→ **WHAT YOU HAVE TO DO**
Give all the lines below again, exactly, with no pictures.

→ **SUPPLIED INFORMATION**
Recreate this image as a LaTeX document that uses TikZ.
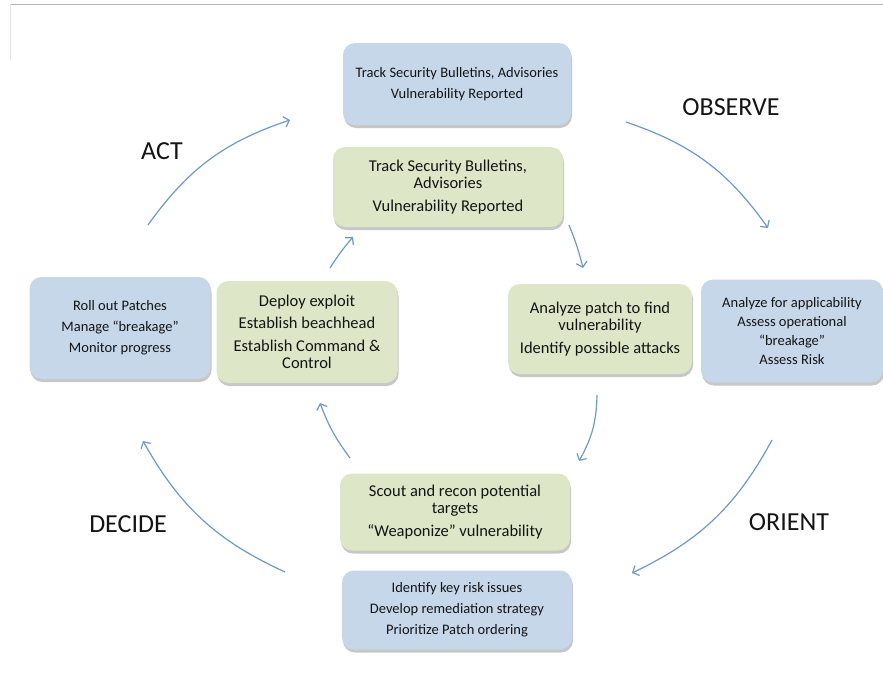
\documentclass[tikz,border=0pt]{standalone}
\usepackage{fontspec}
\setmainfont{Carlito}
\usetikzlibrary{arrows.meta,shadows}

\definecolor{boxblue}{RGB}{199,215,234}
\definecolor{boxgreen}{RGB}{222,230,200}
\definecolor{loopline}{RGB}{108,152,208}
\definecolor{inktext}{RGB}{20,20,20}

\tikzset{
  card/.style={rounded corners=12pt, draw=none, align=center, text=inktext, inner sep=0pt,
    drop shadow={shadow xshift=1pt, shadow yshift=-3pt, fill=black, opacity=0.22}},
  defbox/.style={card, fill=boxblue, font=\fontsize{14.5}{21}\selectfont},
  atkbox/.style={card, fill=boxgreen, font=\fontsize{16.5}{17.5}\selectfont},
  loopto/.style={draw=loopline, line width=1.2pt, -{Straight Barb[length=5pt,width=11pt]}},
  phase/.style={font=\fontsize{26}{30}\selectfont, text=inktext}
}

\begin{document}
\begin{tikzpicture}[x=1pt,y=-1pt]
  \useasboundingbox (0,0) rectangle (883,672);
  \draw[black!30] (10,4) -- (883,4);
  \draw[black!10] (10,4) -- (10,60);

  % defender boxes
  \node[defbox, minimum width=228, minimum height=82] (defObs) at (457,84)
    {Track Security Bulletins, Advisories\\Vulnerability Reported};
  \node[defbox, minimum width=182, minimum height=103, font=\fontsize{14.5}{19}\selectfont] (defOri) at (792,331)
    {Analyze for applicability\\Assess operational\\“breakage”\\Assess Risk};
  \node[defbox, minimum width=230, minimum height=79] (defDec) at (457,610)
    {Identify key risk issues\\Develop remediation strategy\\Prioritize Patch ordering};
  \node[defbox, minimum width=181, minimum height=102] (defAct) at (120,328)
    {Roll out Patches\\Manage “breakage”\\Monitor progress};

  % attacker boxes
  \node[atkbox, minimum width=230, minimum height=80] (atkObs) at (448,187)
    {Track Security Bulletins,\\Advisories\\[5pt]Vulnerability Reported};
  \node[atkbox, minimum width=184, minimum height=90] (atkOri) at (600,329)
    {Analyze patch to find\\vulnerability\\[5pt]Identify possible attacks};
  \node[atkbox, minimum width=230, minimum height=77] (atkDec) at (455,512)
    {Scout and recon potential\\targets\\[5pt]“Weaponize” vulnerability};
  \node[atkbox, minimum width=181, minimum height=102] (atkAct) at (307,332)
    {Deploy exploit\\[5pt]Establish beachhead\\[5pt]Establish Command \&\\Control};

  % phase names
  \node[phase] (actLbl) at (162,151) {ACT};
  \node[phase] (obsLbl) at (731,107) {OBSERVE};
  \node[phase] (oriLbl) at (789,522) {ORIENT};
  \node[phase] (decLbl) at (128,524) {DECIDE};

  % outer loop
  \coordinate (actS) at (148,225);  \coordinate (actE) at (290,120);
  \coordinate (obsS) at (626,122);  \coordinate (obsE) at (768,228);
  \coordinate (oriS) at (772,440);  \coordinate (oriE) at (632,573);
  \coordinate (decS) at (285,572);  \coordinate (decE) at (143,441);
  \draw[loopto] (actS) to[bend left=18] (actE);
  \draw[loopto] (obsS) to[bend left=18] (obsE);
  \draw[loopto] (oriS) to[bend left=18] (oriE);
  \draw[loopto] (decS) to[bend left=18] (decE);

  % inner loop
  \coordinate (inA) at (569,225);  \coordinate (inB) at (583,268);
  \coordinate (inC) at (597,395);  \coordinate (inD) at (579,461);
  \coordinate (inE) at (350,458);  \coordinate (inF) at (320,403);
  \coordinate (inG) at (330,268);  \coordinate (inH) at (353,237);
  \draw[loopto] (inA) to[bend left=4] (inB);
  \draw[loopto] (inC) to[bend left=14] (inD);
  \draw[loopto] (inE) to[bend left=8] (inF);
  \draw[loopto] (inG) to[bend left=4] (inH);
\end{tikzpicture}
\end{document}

→ **RESPONSE FOR THIS EXERCISE**
Recreate this image as a LaTeX document that uses TikZ.
\documentclass[tikz,border=0pt]{standalone}
\usepackage{fontspec}
\setmainfont{Carlito}
\usetikzlibrary{arrows.meta,shadows}

\definecolor{boxblue}{RGB}{199,215,234}
\definecolor{boxgreen}{RGB}{222,230,200}
\definecolor{loopline}{RGB}{108,152,208}
\definecolor{inktext}{RGB}{20,20,20}

\tikzset{
  card/.style={rounded corners=12pt, draw=none, align=center, text=inktext, inner sep=0pt,
    drop shadow={shadow xshift=1pt, shadow yshift=-3pt, fill=black, opacity=0.22}},
  defbox/.style={card, fill=boxblue, font=\fontsize{14.5}{21}\selectfont},
  atkbox/.style={card, fill=boxgreen, font=\fontsize{16.5}{17.5}\selectfont},
  loopto/.style={draw=loopline, line width=1.2pt, -{Straight Barb[length=5pt,width=11pt]}},
  phase/.style={font=\fontsize{26}{30}\selectfont, text=inktext}
}

\begin{document}
\begin{tikzpicture}[x=1pt,y=-1pt]
  \useasboundingbox (0,0) rectangle (883,672);
  \draw[black!30] (10,4) -- (883,4);
  \draw[black!10] (10,4) -- (10,60);

  % defender boxes
  \node[defbox, minimum width=228, minimum height=82] (defObs) at (457,84)
    {Track Security Bulletins, Advisories\\Vulnerability Reported};
  \node[defbox, minimum width=182, minimum height=103, font=\fontsize{14.5}{19}\selectfont] (defOri) at (792,331)
    {Analyze for applicability\\Assess operational\\“breakage”\\Assess Risk};
  \node[defbox, minimum width=230, minimum height=79] (defDec) at (457,610)
    {Identify key risk issues\\Develop remediation strategy\\Prioritize Patch ordering};
  \node[defbox, minimum width=181, minimum height=102] (defAct) at (120,328)
    {Roll out Patches\\Manage “breakage”\\Monitor progress};

  % attacker boxes
  \node[atkbox, minimum width=230, minimum height=80] (atkObs) at (448,187)
    {Track Security Bulletins,\\Advisories\\[5pt]Vulnerability Reported};
  \node[atkbox, minimum width=184, minimum height=90] (atkOri) at (600,329)
    {Analyze patch to find\\vulnerability\\[5pt]Identify possible attacks};
  \node[atkbox, minimum width=230, minimum height=77] (atkDec) at (455,512)
    {Scout and recon potential\\targets\\[5pt]“Weaponize” vulnerability};
  \node[atkbox, minimum width=181, minimum height=102] (atkAct) at (307,332)
    {Deploy exploit\\[5pt]Establish beachhead\\[5pt]Establish Command \&\\Control};

  % phase names
  \node[phase] (actLbl) at (162,151) {ACT};
  \node[phase] (obsLbl) at (731,107) {OBSERVE};
  \node[phase] (oriLbl) at (789,522) {ORIENT};
  \node[phase] (decLbl) at (128,524) {DECIDE};

  % outer loop
  \coordinate (actS) at (148,225);  \coordinate (actE) at (290,120);
  \coordinate (obsS) at (626,122);  \coordinate (obsE) at (768,228);
  \coordinate (oriS) at (772,440);  \coordinate (oriE) at (632,573);
  \coordinate (decS) at (285,572);  \coordinate (decE) at (143,441);
  \draw[loopto] (actS) to[bend left=18] (actE);
  \draw[loopto] (obsS) to[bend left=18] (obsE);
  \draw[loopto] (oriS) to[bend left=18] (oriE);
  \draw[loopto] (decS) to[bend left=18] (decE);

  % inner loop
  \coordinate (inA) at (569,225);  \coordinate (inB) at (583,268);
  \coordinate (inC) at (597,395);  \coordinate (inD) at (579,461);
  \coordinate (inE) at (350,458);  \coordinate (inF) at (320,403);
  \coordinate (inG) at (330,268);  \coordinate (inH) at (353,237);
  \draw[loopto] (inA) to[bend left=4] (inB);
  \draw[loopto] (inC) to[bend left=14] (inD);
  \draw[loopto] (inE) to[bend left=8] (inF);
  \draw[loopto] (inG) to[bend left=4] (inH);
\end{tikzpicture}
\end{document}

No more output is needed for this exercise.